If you performed a series of processes in ArcGIS, you would need to record exactly what you did each time, including the parameters you used in order to replicate the process. Whereas with a scripting interface, you are given the series of commands you ran, and it is easy to rerun the code with the click of a button.
You could replicate a series of commands in ArcGIS using Model Builder, and some people find the graphical interface easy to use. However, it often struggles with complex models and can involve a lot of work to setup for a very simple model.
It is also easy to share these scripts with colleagues, or even collaborate on the same scripts with a version control system (e.g. Git/GitHub). For many users it provides an introduction to data science. Of all the potential programming languages, it is one of the easiest to learn; it’s similar to Python.
FOSS: Free and Open Source Software
R is an open source program, which means it is free to anyone to download and use, even for commercial work. Therefore, a much wider group can access it compared with commercial software.
Take a look at my recent article on QGIS at xyHt.com to find out more about open source software and why our contributions are key to its development.
The openness of the code, along with people’s willingness to share their code and the fact that there are a wide variety of libraries for many different types of analysis, means that we often don’t actually need to write much code; we can just combine the existing building blocks and examples.

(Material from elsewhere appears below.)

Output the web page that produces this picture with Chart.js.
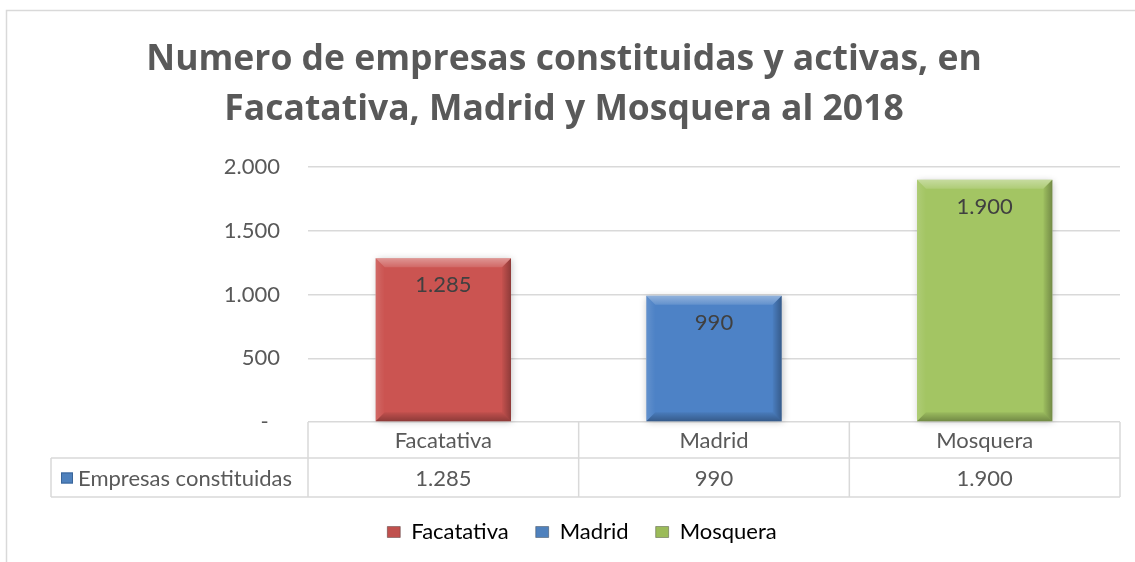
<!DOCTYPE html>
<html><head><meta charset="utf-8">
<script src="https://cdn.jsdelivr.net/npm/chart.js@4"></script>
<style>html,body{margin:0;padding:0;background:#fff;overflow:hidden}</style>
</head><body>
<canvas id="c" width="1135" height="562" style="display:block;width:1135px;height:562px"></canvas>
<script>
const titleLines = ['Numero de empresas constituidas y activas, en', 'Facatativa, Madrid y Mosquera al 2018'];
const categories = ['Facatativa', 'Madrid', 'Mosquera'];
const seriesName = 'Empresas constituidas';
const values = [1285, 990, 1900];
const yTicks = [0, 500, 1000, 1500, 2000];
const barColors = ['#CB5451', '#4D82C6', '#A3C563'];
const keyColors = ['#C0504D', '#4F81BD', '#9BBB59'];

const FONT = 'Lato, "Liberation Sans", sans-serif';
const TITLE_FONT = '"Open Sans", Lato, sans-serif';
const FS = 22;
const TXT = '#595959';
const GRID = '#D9D9D9';

function fmt(v) { return String(v).replace(/\B(?=(\d{3})+(?!\d))/g, '.'); }

const framePlugin = {
  id: 'frame',
  beforeDraw(chart) {
    const ctx = chart.ctx;
    ctx.save();
    ctx.fillStyle = '#fff';
    ctx.fillRect(0, 0, chart.width, chart.height);
    ctx.strokeStyle = GRID;
    ctx.lineWidth = 1.5;
    ctx.strokeRect(6.5, 10.5, 1400, 800);
    ctx.restore();
  },
  afterLayout(chart) {
    if (chart.legend) {
      chart.legend.left += 18; chart.legend.right += 18;
      chart.legend.top -= 4; chart.legend.bottom -= 4;
    }
  }
};

const bevelPlugin = {
  id: 'bevel',
  beforeDatasetsDraw(chart) {
    const ctx = chart.ctx;
    const meta = chart.getDatasetMeta(0);
    ctx.save();
    meta.data.forEach((el) => {
      const w = el.width, l = el.x - w / 2, t = el.y, h = el.base - el.y;
      ctx.shadowColor = 'rgba(0,0,0,0.25)';
      ctx.shadowBlur = 7;
      ctx.shadowOffsetX = 1;
      ctx.shadowOffsetY = 1;
      ctx.fillStyle = '#ddd';
      ctx.fillRect(l, t, w, h);
    });
    ctx.restore();
  },
  afterDatasetsDraw(chart) {
    const ctx = chart.ctx;
    const meta = chart.getDatasetMeta(0);
    ctx.save();
    meta.data.forEach((el, i) => {
      const w = el.width, l = el.x - w / 2, r = el.x + w / 2, t = el.y, b = el.base;
      const bv = 9;
      const poly = (pts, fill) => {
        ctx.beginPath();
        ctx.moveTo(pts[0][0], pts[0][1]);
        for (let k = 1; k < pts.length; k++) ctx.lineTo(pts[k][0], pts[k][1]);
        ctx.closePath();
        ctx.fillStyle = fill;
        ctx.fill();
      };
      const gt = ctx.createLinearGradient(0, t, 0, t + bv);
      gt.addColorStop(0, 'rgba(255,255,255,0.38)');
      gt.addColorStop(1, 'rgba(255,255,255,0.12)');
      poly([[l, t], [r, t], [r - bv, t + bv], [l + bv, t + bv]], gt);
      const gl = ctx.createLinearGradient(l, 0, l + bv, 0);
      gl.addColorStop(0, 'rgba(255,255,255,0.12)');
      gl.addColorStop(1, 'rgba(255,255,255,0.0)');
      poly([[l, t], [l + bv, t + bv], [l + bv, b - bv], [l, b]], gl);
      const gr = ctx.createLinearGradient(r - bv, 0, r, 0);
      gr.addColorStop(0, 'rgba(0,0,0,0.03)');
      gr.addColorStop(1, 'rgba(0,0,0,0.30)');
      poly([[r, t], [r, b], [r - bv, b - bv], [r - bv, t + bv]], gr);
      const gb = ctx.createLinearGradient(0, b - bv, 0, b);
      gb.addColorStop(0, 'rgba(0,0,0,0.05)');
      gb.addColorStop(1, 'rgba(0,0,0,0.30)');
      poly([[l, b], [r, b], [r - bv, b - bv], [l + bv, b - bv]], gb);

      ctx.fillStyle = '#404040';
      ctx.font = FS + 'px ' + FONT;
      ctx.textAlign = 'center';
      ctx.textBaseline = 'middle';
      ctx.fillText(fmt(values[i]), el.x, t + 27);
    });
    ctx.restore();
  }
};

const tablePlugin = {
  id: 'dataTable',
  afterDraw(chart) {
    const ctx = chart.ctx;
    const area = chart.chartArea;
    const xs = chart.scales.x;
    const n = categories.length;
    const cw = (area.right - area.left) / n;
    const edges = [];
    for (let k = 0; k <= n; k++) edges.push(area.left + k * cw);
    const hTop = area.bottom, hBot = area.bottom + 36, rBot = hBot + 39;
    const labelLeft = 51;
    ctx.save();
    ctx.strokeStyle = GRID;
    ctx.lineWidth = 1.5;
    ctx.beginPath();
    edges.forEach(x => { ctx.moveTo(x, hTop); ctx.lineTo(x, rBot); });
    ctx.moveTo(labelLeft, hBot); ctx.lineTo(area.right, hBot);
    ctx.moveTo(labelLeft, rBot); ctx.lineTo(area.right, rBot);
    ctx.moveTo(labelLeft, hBot); ctx.lineTo(labelLeft, rBot);
    ctx.stroke();

    ctx.fillStyle = TXT;
    ctx.font = FS + 'px ' + FONT;
    ctx.textBaseline = 'middle';
    ctx.textAlign = 'center';
    categories.forEach((c, i) => {
      const cx = xs.getPixelForValue(i);
      ctx.fillText(c, cx, (hTop + hBot) / 2 + 1);
      ctx.fillText(fmt(values[i]), cx, (hBot + rBot) / 2 + 1);
    });
    const my = (hBot + rBot) / 2;
    ctx.fillStyle = keyColors[1];
    ctx.fillRect(labelLeft + 10, my - 5, 12, 11);
    ctx.strokeStyle = '#3A6599';
    ctx.lineWidth = 1;
    ctx.strokeRect(labelLeft + 10.5, my - 4.5, 11, 10);
    ctx.fillStyle = TXT;
    ctx.textAlign = 'left';
    ctx.fillText(seriesName, labelLeft + 27, my + 1);
    ctx.restore();
  }
};

new Chart(document.getElementById('c'), {
  type: 'bar',
  data: {
    labels: categories,
    datasets: [{
      label: seriesName,
      data: values,
      backgroundColor: barColors,
      borderWidth: 0,
      categoryPercentage: 1,
      barPercentage: 0.5
    }]
  },
  options: {
    responsive: false,
    animation: false,
    devicePixelRatio: 1,
    layout: { padding: { left: 8, right: 15, top: 10, bottom: 5 } },
    plugins: {
      title: {
        display: true,
        text: titleLines,
        color: TXT,
        font: { family: TITLE_FONT, size: 35.5, weight: 'bold', lineHeight: 1.41 },
        padding: { top: 25, bottom: 32 }
      },
      legend: {
        position: 'bottom',
        labels: {
          color: TXT,
          font: { family: FONT, size: FS },
          boxWidth: 13,
          boxHeight: 11,
          padding: 27,
          generateLabels: () => categories.map((c, i) => ({
            text: c, fillStyle: keyColors[i], strokeStyle: 'rgba(0,0,0,0.3)', lineWidth: 1, index: i, hidden: false
          }))
        }
      },
      tooltip: { enabled: false }
    },
    scales: {
      x: {
        display: true,
        grid: { display: false },
        border: { display: false },
        ticks: { display: false },
        afterFit: s => { s.height = 76; }
      },
      y: {
        min: 0, max: 2000,
        afterBuildTicks: s => { s.ticks = yTicks.map(v => ({ value: v })); },
        ticks: {
          color: TXT,
          font: { family: FONT, size: FS },
          padding: 28,
          callback: v => v === 0 ? '-  ' : fmt(v)
        },
        grid: { color: GRID, lineWidth: 1.5, drawTicks: false },
        border: { display: false },
        afterFit: s => { s.width = 300; }
      }
    }
  },
  plugins: [framePlugin, bevelPlugin, tablePlugin]
});
</script>
</body></html>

Recently a group of R libraries has been created around the area of data science together called the tidyverse. These libraries all share a common design philosophy, grammar, and data structures and allow a range of data-science manipulation.
There is also a newly released tidyverse-adjacent package for spatial data called SF, or simple features. It uses many of the tidyverse’s underlying principles and updates the previously released SP spatial R library.
The Future in R
Overall R as a package has an incredibly wide range of uses. I recommend learning R to anyone new to the field and anyone interested in the increasingly large data science and spatial data science angle of AEC. R is a flexible, open source tool that is a valuable addition to anyone’s toolbox.
Also, remember that the key bit of open source software is contribution!